Todas las teorías políticas, y por cierto, la democracia, son intentos de explicar un tema que a veces se soslaya por incómodo, o se evita por impopular: la obediencia como destino de la gente, la sensación de servidumbre que, pese a todos los esfuerzos, empapa aquello de doblar la espalda y aceptar los actos del poder.
¿Por qué obedecemos?: (i) unos pocos obedecen por convicción legítima, y también por la otra, aquella al estilo de los místicos, y de algunos fanáticos que no dudan en cuadrase ante el jefe y arrasar el mundo en nombre de su fe; (ii) otros, muchos más, lo hacen por interés, por la ilusión de que el acomodo trae ventajas, y por la idea, certera con frecuencia, de que volverse cortesano asegura el plato de lentejas y suscita la sonrisa del poderoso; (iii) por la costumbre que viene de lejos, desde el tiempo de los caciques; y, (iv) lo más frecuente, es que se obedezca por miedo, por la “amenaza de una pena”.
Tras esta última forma de obediencia asoman las orejas de los inquisidores y todo el Derecho Penal que blande la advertencia de la prisión y hasta la estremecedora oferta de la muerte. Lector, usted, ¿por qué obedece al policía cuando le ordena presentar sus papeles?
El poder -el Estado- es una estructura de coacción. La Ley es una aspiración imperfecta de la civilización para dotar de dignidad a la obediencia, o al menos, para darle algunas razones al hombre de a pie, a fin de que adecue su conducta a lo que el legislador dispone y la autoridad manda.

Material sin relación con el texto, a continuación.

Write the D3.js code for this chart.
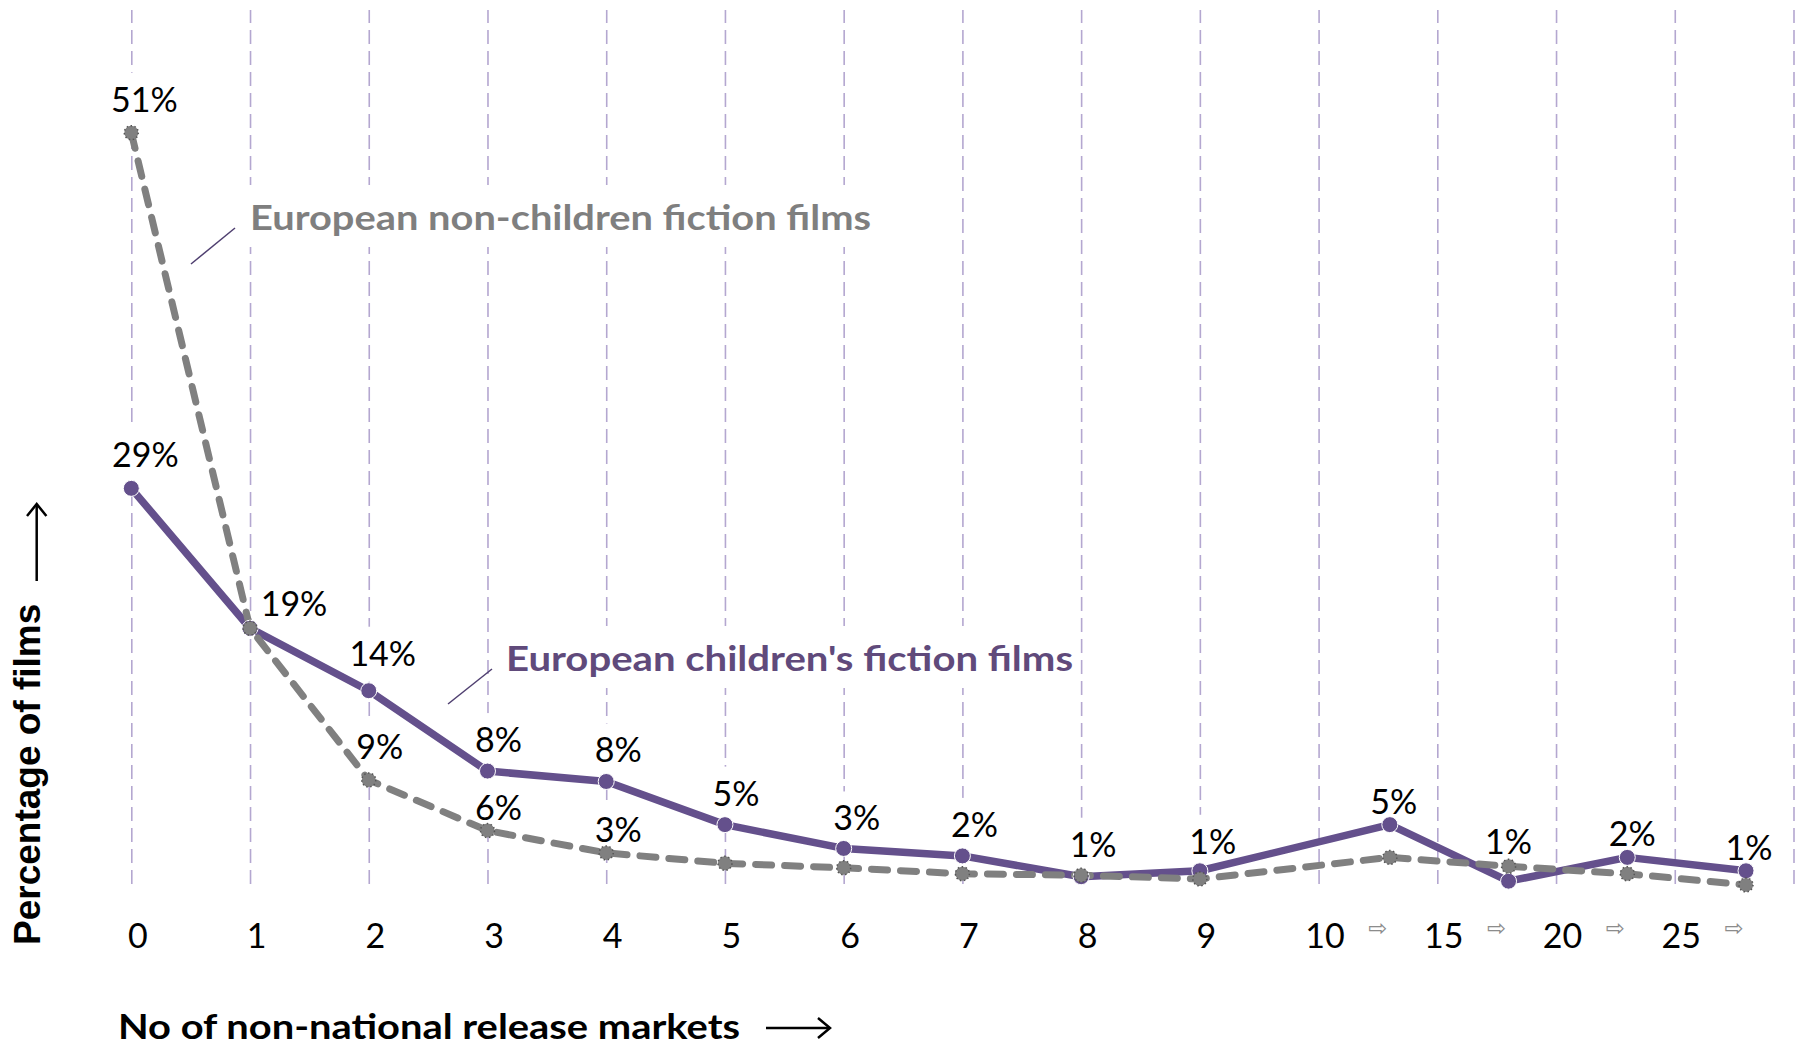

Esas razones, sin embargo, no se agotan en la “legalidad formal”, al contrario, necesitan legitimidad, es decir, sustentos morales que nacen de los valores en los que se fundamenta la cultura y la norma. Allí radica el afán civilizador de las leyes justas. Y allí está el secreto, y la explicación, de las normas abusivas. Allí debería estar la sabiduría del legislador, que no se agota en votar artículos, ni en armonizar las reglas con su ideología, sino en interpretar los valores de la sociedad, y en expresar y proteger los derechos de las personas.
El sistema político y la sociedad funcionan mal cuando las leyes solo representan versiones sofisticadas de una ideología. Son sociedades patológicas, si el poder se afirma solamente en el miedo, y si se olvida la necesidad de que exista algún grado de convicción en la obediencia, y no solamente esa mezcla perversa de cálculo, temor y costumbre.
Así pues, legislar es tarea enorme. Y obedecer puede ser una constante abdicación si el sistema legal y los actos de mando lesionan sistemáticamente la libertad y la justicia. Cuanto esos matices se rompen, la gente percibe que está sometida, esperando el momento de sacudir el yugo, como hicieron los patriotas, que fueron ejemplares desobedientes.